Il ne s'agit pas pour la Cour de retirer l'Etat des territoires. En revanche, pour un certain nombre de fonctions, on peut se demander quel est, aujourd'hui, l'apport de l'Etat. Quand il existe dans les DIRECCTE un fonctionnaire chargé du tourisme, et qu'il n'a plus de budget, quand un ou deux fonctionnaires s'occupent de commerce extérieur, quelle est leur plus-value ? Même en matière culturelle - même si bien sûr il y a le patrimoine -, dans la plupart des DRAC, trois ou quatre conseillers culturels s'occupent chacun d'un domaine : la musique, la danse, etc. Quelle est leur plus-value potentielle par rapport à l'action des collectivités territoriales en matière d'action culturelle ? Au vu de ces interrogations, le rapport préconise de tirer les conséquences de la décentralisation en faisant en sorte que l'Etat se recentre, compte tenu de la baisse de ses moyens, sur les secteurs où sa présence est vraiment nécessaire.

Il faut réajuster les cartes, notamment en matière de maintien de l'ordre, de police, de corps de contrôle, y compris à l'intérieur d'un même ministère : il est difficile, par exemple, de comprendre qu'il y ait 40 régions douanières alors qu'il y a 20 régions relevant de la Direction générale de la concurrence, de la consommation et de la répression des fraudes (DGCCRF). Il faut donc faire ce travail de mise en cohérence. Il convient de créer, ou plutôt de recréer des pôles de technicité, éventuellement au plan interdépartemental ou, dans certains cas, interrégional. Il est important de diversifier l'organisation.

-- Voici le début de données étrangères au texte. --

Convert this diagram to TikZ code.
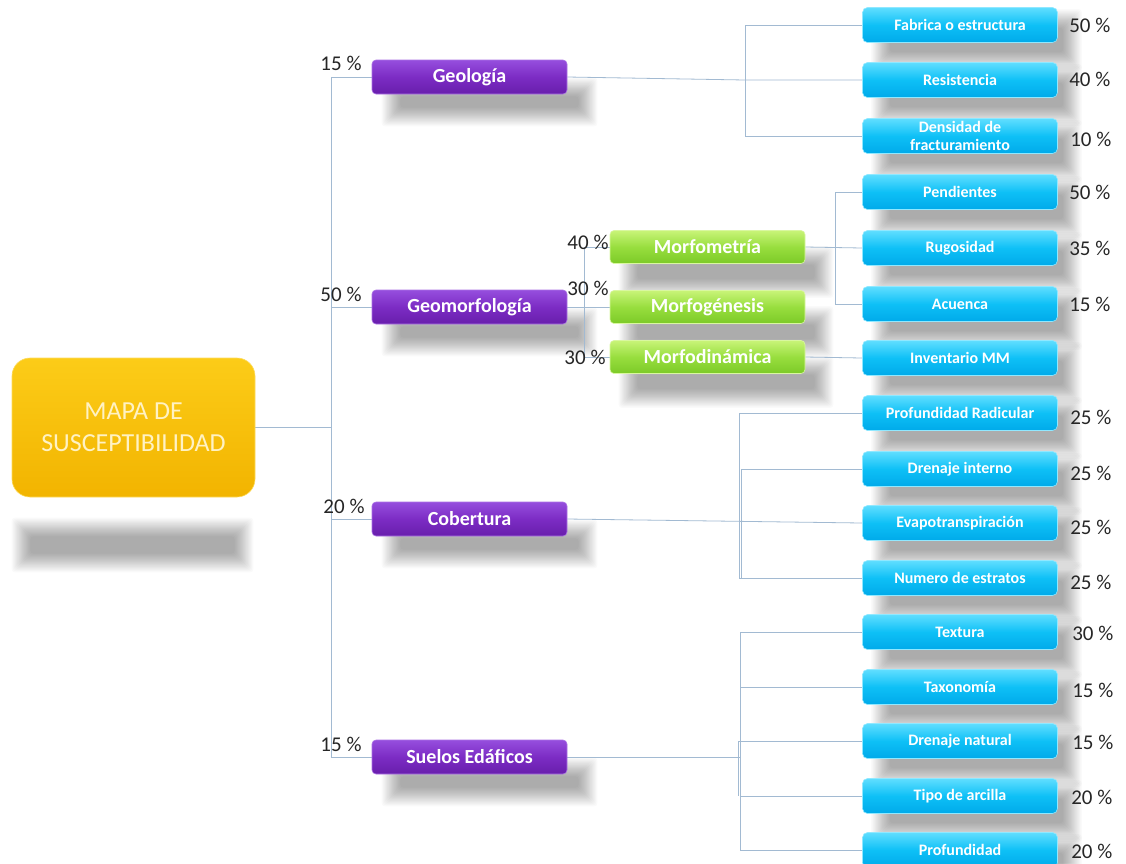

Par exemple, la cohésion sociale, aujourd'hui localisée au sein des directions départementales de la cohésion sociale et de la protection des populations (DDSCPP), devrait, dans les départements les plus urbains, être rapprochée des directions départementales des territoires, pour ne pas séparer l'urbanisme, le logement et l'animation des quartiers.

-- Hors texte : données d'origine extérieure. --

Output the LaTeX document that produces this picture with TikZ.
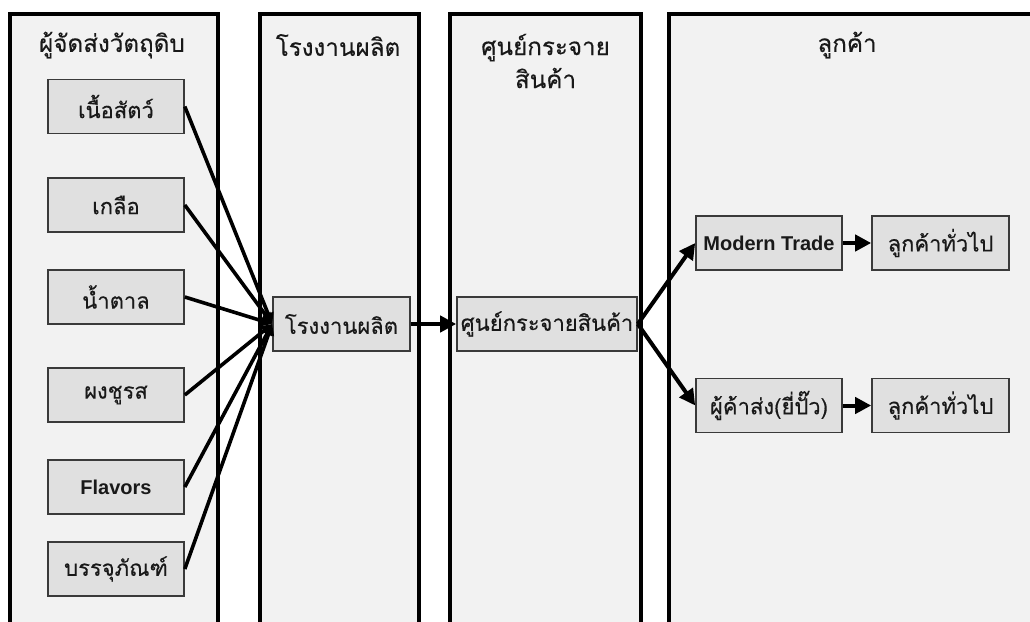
\documentclass[tikz,border=0pt]{standalone}
\usepackage{fontspec}
\setmainfont{Liberation Sans}
\newfontfamily\thaifont[Script=Thai,FakeBold=0.3]{Loma}
\usetikzlibrary{arrows.meta}
\definecolor{lanefill}{HTML}{F2F2F2}
\definecolor{boxfill}{HTML}{E0E0E0}
\definecolor{boxline}{HTML}{3A3A3A}
\tikzset{
  lane/.style={fill=lanefill,draw=black,line width=4.5pt},
  lanetitle/.style={font=\thaifont\fontsize{24.2}{33}\selectfont,align=center,text=black!90},
  item/.style={draw=boxline,line width=1.6pt,fill=boxfill,minimum height=54pt,inner sep=0pt,
     font=\thaifont\fontsize{22}{28}\selectfont,text=black!90},
  itemA/.style={item,minimum width=136pt},
  itemB/.style={item,minimum width=137pt},
  itemC/.style={item,minimum width=180pt},
  itemD/.style={item,minimum width=146pt},
  latin/.style={font=\bfseries\fontsize{20}{24}\selectfont},
  flow/.style={line width=4pt,-{Triangle[length=16pt,width=16pt]}},
  feed/.style={line width=3.6pt,-{Triangle[length=11pt,width=11pt]}},
}
\begin{document}
\begin{tikzpicture}[x=1pt,y=-1pt]
\useasboundingbox (0,0) rectangle (1030,621);
\clip (0,0) rectangle (1030,621);
% lanes
\draw[lane] (10,14) rectangle (218,660);
\draw[lane] (260,14) rectangle (419,660);
\draw[lane] (450,14) rectangle (641,660);
\draw[lane] (669,14) rectangle (1060,660);
% titles
\node[lanetitle] (t1) at (112,45) {ผู้จัดส่งวัตถุดิบ};
\node[lanetitle] (t2) at (338,45) {โรงงานผลิต};
\node[lanetitle] (t3) at (545.5,61) {ศูนย์กระจาย\\สินค้า};
\node[lanetitle] (t4) at (847,45) {ลูกค้า};
% suppliers
\node[itemA] (s1) at (116,106.5) {เนื้อสัตว์};
\node[itemA] (s2) at (116,205) {เกลือ};
\node[itemA] (s3) at (116,297) {น้ำตาล};
\node[itemA] (s4) at (116,395) {ผงชูรส};
\node[itemA,latin] (s5) at (116,487) {Flavors};
\node[itemA] (s6) at (116,569) {บรรจุภัณฑ์};
% factory and dc
\node[itemB] (f) at (341.5,324) {โรงงานผลิต};
\node[itemC] (d) at (547,324) {ศูนย์กระจายสินค้า};
% customers
\node[itemD,latin] (m) at (769,243) {Modern Trade};
\node[itemB] (c1) at (940.5,243) {ลูกค้าทั่วไป};
\node[itemD] (w) at (769,405.5) {ผู้ค้าส่ง(ยี่ปั๊ว)};
\node[itemB] (c2) at (940.5,405.5) {ลูกค้าทั่วไป};
% connectors
\foreach \s in {s1,s2,s3,s4,s5,s6}{\draw[feed] (\s.east) -- (f.west);}
\draw[flow] (f.east) -- (d.west);
\draw[flow] (d.east) -- (m.west);
\draw[flow] (d.east) -- (w.west);
\draw[flow] (m.east) -- (c1.west);
\draw[flow] (w.east) -- (c2.west);
\end{tikzpicture}
\end{document}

Voilà quelques grands axes de nos recommandations. Nous préconisons que l'Etat essaie d'avoir une vue d'ensemble de son organisation, ce qu'il n'a pas réussi à faire jusqu'ici.

Il y a urgence, car chaque jour qui passe voit la situation se dégrader. La complexité de l'Etat territorial est un frein à l'efficacité de certaines politiques publiques. Sur des enjeux essentiels comme la politique de la ville, la cohésion sociale, ou encore l'emploi et la formation professionnelle, il y a trop de complexité à l'intérieur même de l'Etat entre ses opérateurs et ses services déconcentrés. Le statu quo est impossible.

En d'autres termes, il importe de reconstruire une cohérence car les problèmes sont aujourd'hui compliqués. Il faut des structures et des responsabilités claires.

Nous insistons également sur les ressources humaines et le management. L'Etat reconnaît lui-même que ces deux sujets ont été ignorés. Il n'y a eu aucune adaptation, sauf exception, aux nouvelles structures et aux nouvelles tâches. Les enjeux de mobilité des fonctionnaires entre les zones territoriales, enjeux de statut, de primes, de conditions d'emploi n'ont pas été traités : nous pensons qu'il y a de grands défis à relever en termes de ressources humaines.

La Cour a la conviction que l'Etat gagnerait en crédibilité s'il donnait au plan territorial l'exemple de ce qu'il faut faire pour se réformer.